Question

Determine whether the improper integral diverges or converges. Evaluate the integral if it converges. $$ \int_{-\infty}^{0} e^{-x} d x $$

Short answer

The given improper integral converges and the value of the integral is 1.

Step-by-step solution

Rewrite the Integral

Rewrite the improper integral as a limit. This is done because the concept of integration from negative infinity isn't directly defined. So, we use the concept of a limit to provide a meaning. Rewrite as \(\lim_{a \to -\infty} \int_{a}^{0} e^{-x} dx \).
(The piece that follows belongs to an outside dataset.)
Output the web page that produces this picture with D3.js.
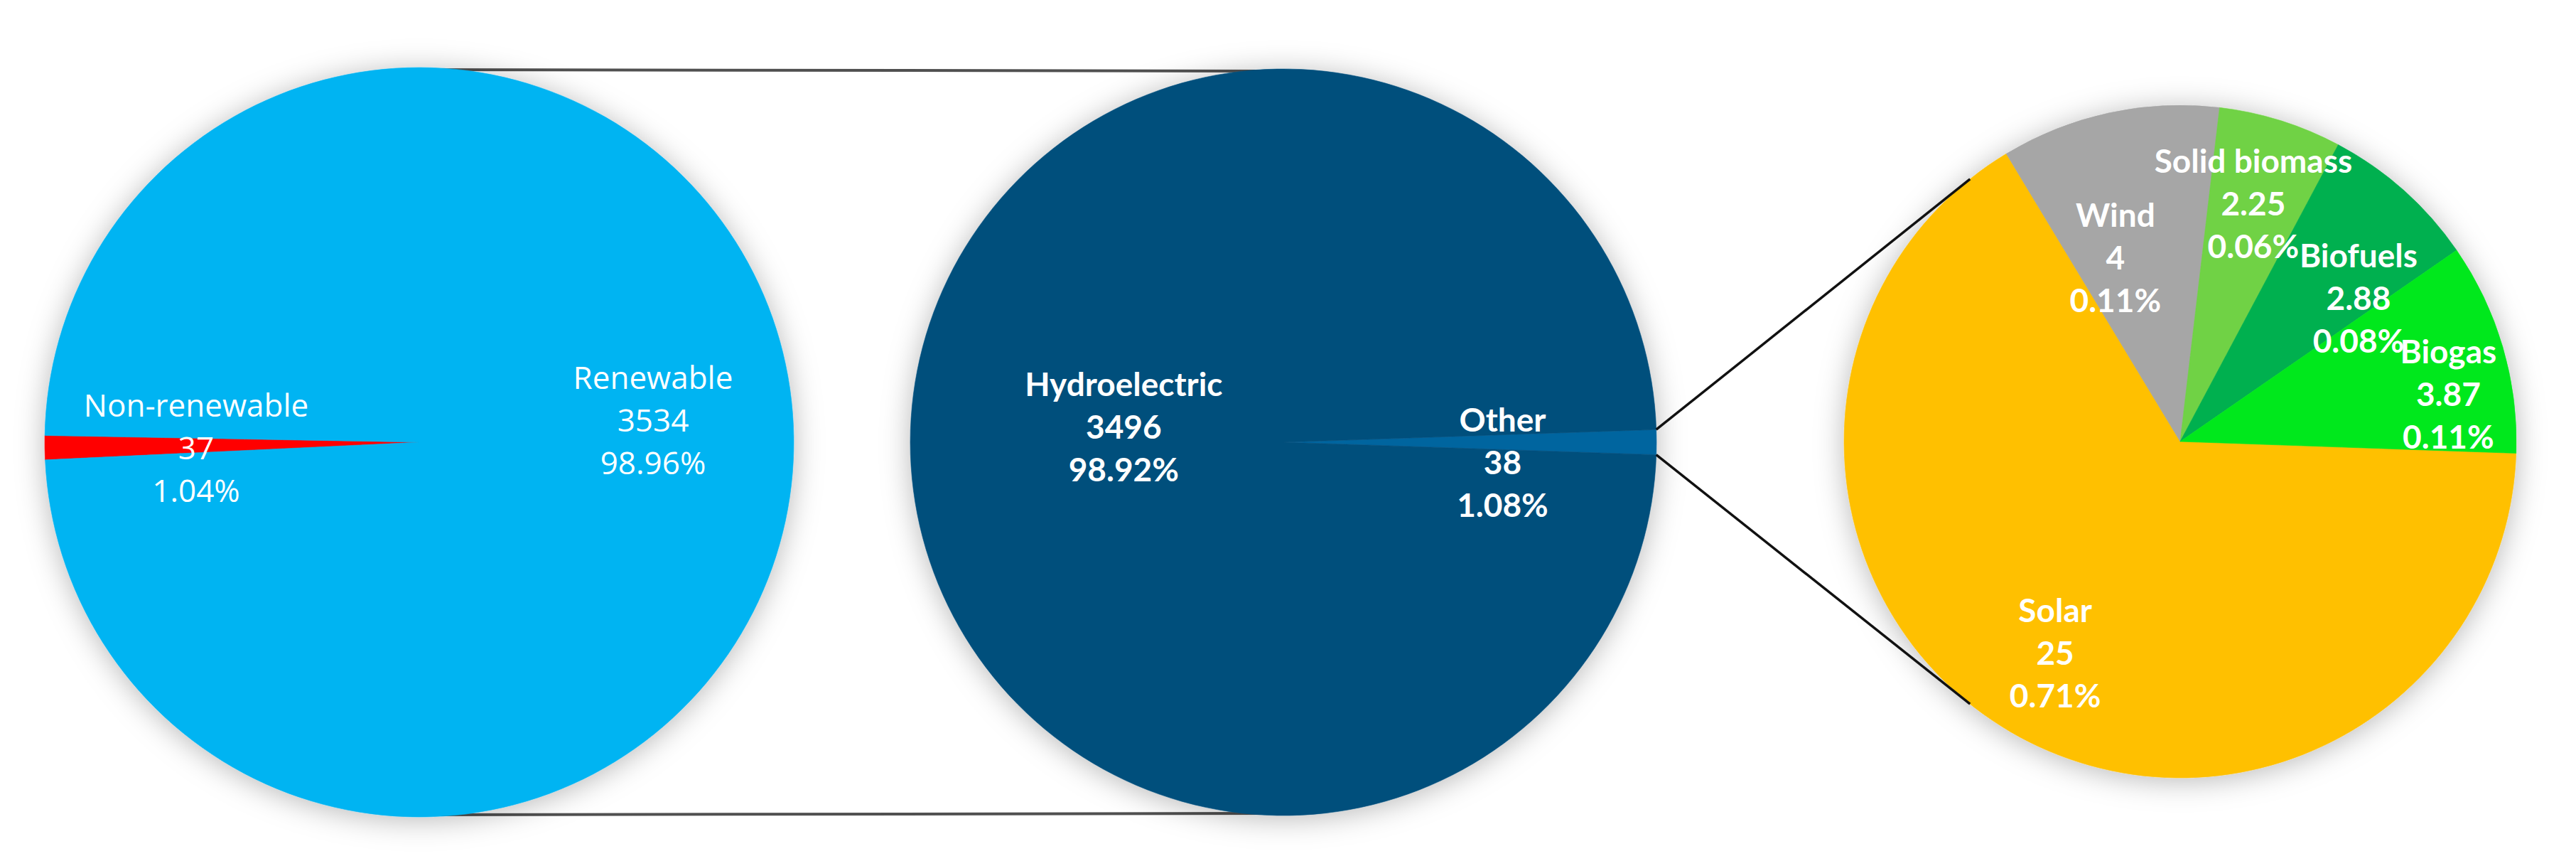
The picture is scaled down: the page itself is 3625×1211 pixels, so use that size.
<!DOCTYPE html>
<html><head><meta charset="utf-8">
<script src="https://cdn.jsdelivr.net/npm/d3@7"></script>
<style>body{margin:0;background:#fff}svg{display:block}</style>
</head><body><svg id="c" width="3625" height="1211"></svg>
<script>
// ---------- data ----------
const totalCategories = ["Non-renewable", "Renewable"];
const totalValues = [37, 3534];
const renewCategories = ["Other", "Hydroelectric"];
const renewValues = [38, 3496];
const otherCategories = ["Solar", "Wind", "Solid biomass", "Biofuels", "Biogas"];
const otherValues = [25, 4, 2.25, 2.88, 3.87];

// ---------- styles ----------
const colors = {
  "Non-renewable": "#ff0000", "Renewable": "#00b4f2",
  "Other": "#04659f", "Hydroelectric": "#004f7c",
  "Solar": "#ffc000", "Wind": "#a6a6a6", "Solid biomass": "#6fd244",
  "Biofuels": "#00b04f", "Biogas": "#00e81f"
};
// label placement: radius fraction along slice mid-angle, plus angle nudge (deg)
const labelPlacement = {
  "Non-renewable": {rf: 0.596, da: -0.6}, "Renewable": {rf: 0.627, da: -4.5},
  "Hydroelectric": {rf: 0.43, da: 5.6}, "Other": {rf: 0.59, da: 5.2},
  "Solar": {rf: 0.73, da: 0.2}, "Wind": {rf: 0.58, da: -7.2},
  "Solid biomass": {rf: 0.74, da: -0.3}, "Biofuels": {rf: 0.68, da: 9.6},
  "Biogas": {rf: 0.81, da: 6.4}
};

const W = 3625, H = 1211;
const svg = d3.select("#c");
svg.append("rect").attr("width", W).attr("height", H).attr("fill", "#fff");
const defs = svg.append("defs");
const f = defs.append("filter").attr("id", "sh")
  .attr("x", "-20%").attr("y", "-20%").attr("width", "140%").attr("height", "140%");
f.append("feDropShadow").attr("dx", 0).attr("dy", 4).attr("stdDeviation", 20)
  .attr("flood-color", "#000").attr("flood-opacity", 0.28);

const rad = d => d * Math.PI / 180;
const pt = (cx, cy, r, a) => [cx + r * Math.sin(a), cy - r * Math.cos(a)];

const P1 = {cx: 590, cy: 622, r: 527, start: 267.3};
const P2 = {cx: 1806, cy: 622, r: 525, start: 88.06};
const P3 = {cx: 3068, cy: 621, r: 473, start: 92.0};

// connectors left -> middle (behind pies)
const connG = svg.append("g");
[-1, 1].forEach(s => {
  connG.append("line")
    .attr("x1", P1.cx).attr("x2", P2.cx)
    .attr("y1", P1.cy + s * (P1.r - 3)).attr("y2", P2.cy + s * (P2.r - 3))
    .attr("stroke", "#505050").attr("stroke-width", 4);
});

function drawPie(P, cats, vals, base, font, weight, fs) {
  const data = cats.map((c, i) => ({c, v: vals[i]}));
  const pie = d3.pie().sort(null).value(d => d.v)
    .startAngle(rad(P.start)).endAngle(rad(P.start) + 2 * Math.PI);
  const arcs = pie(data);
  const arc = d3.arc().innerRadius(0).outerRadius(P.r);
  const g = svg.append("g").attr("transform", `translate(${P.cx},${P.cy})`);
  g.append("g").attr("filter", "url(#sh)")
    .selectAll("path").data(arcs).join("path")
    .attr("d", arc).attr("fill", d => colors[d.data.c])
    .attr("stroke", d => colors[d.data.c]).attr("stroke-width", 0.6);
  const lg = g.append("g").attr("font-family", font).attr("font-weight", weight)
    .attr("font-size", fs).attr("fill", "#fff").attr("text-anchor", "middle");
  arcs.forEach(d => {
    const lp = labelPlacement[d.data.c];
    const mid = (d.startAngle + d.endAngle) / 2 + rad(lp.da);
    const [x, y] = pt(0, 0, lp.rf * P.r, mid);
    const lines = [d.data.c, String(d.data.v), (d.data.v / base * 100).toFixed(2) + "%"];
    lines.forEach((t, i) => {
      lg.append("text").attr("x", x).attr("y", y + (i - 1) * 60 + 0.36 * fs).text(t);
    });
  });
  return arcs;
}

const totalSum = d3.sum(totalValues);
const renewSum = d3.sum(renewValues);
drawPie(P1, totalCategories, totalValues, totalSum, "'Open Sans', sans-serif", 400, 44);
const arcs2 = drawPie(P2, renewCategories, renewValues, renewSum, "Lato, sans-serif", 700, 46);
drawPie(P3, otherCategories, otherValues, renewSum, "Lato, sans-serif", 700, 46);

// connectors middle "Other" slice -> right pie
const oth = arcs2.find(d => d.data.c === "Other");
const ends = [rad(321.3), rad(218.7)];
[oth.startAngle, oth.endAngle].forEach((a, i) => {
  const [x1, y1] = pt(P2.cx, P2.cy, P2.r, a);
  const [x2, y2] = pt(P3.cx, P3.cy, P3.r, ends[i]);
  svg.append("line").attr("x1", x1).attr("y1", y1).attr("x2", x2).attr("y2", y2)
    .attr("stroke", "#111").attr("stroke-width", 3.5);
});
</script></body></html>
Where 'a' tends to negative infinity.

Evaluate the Integral

Evaluate the integral within the limit as you normally would. The integral of \(e^{-x}\) is \(-e^{-x}\). Therefore, substitute the integral in the limit by its value to give: \(\lim_{a \to -\infty} [-e^{-x}]_{a}^{0}\).

Substitution of the Limits

Substitute the limits of the integral into the expression. Remember the property \(-[f(b) - f(a)] = f(a) - f(b)\), so the integral becomes: \(\lim_{a \to -\infty} [-e^{0} - (-e^{-a})]\) which in turn simplifies to \(\lim_{a \to -\infty} [1 - e^{-a}]\).

Apply the Limit

Apply the limit and simplify. As \(a\) tends to \(-\infty\), \(e^{-a}\) tends to 0 (since \(-a\) tends to infinity). Thus, the limit simplifies to \(1 - 0 = 1\).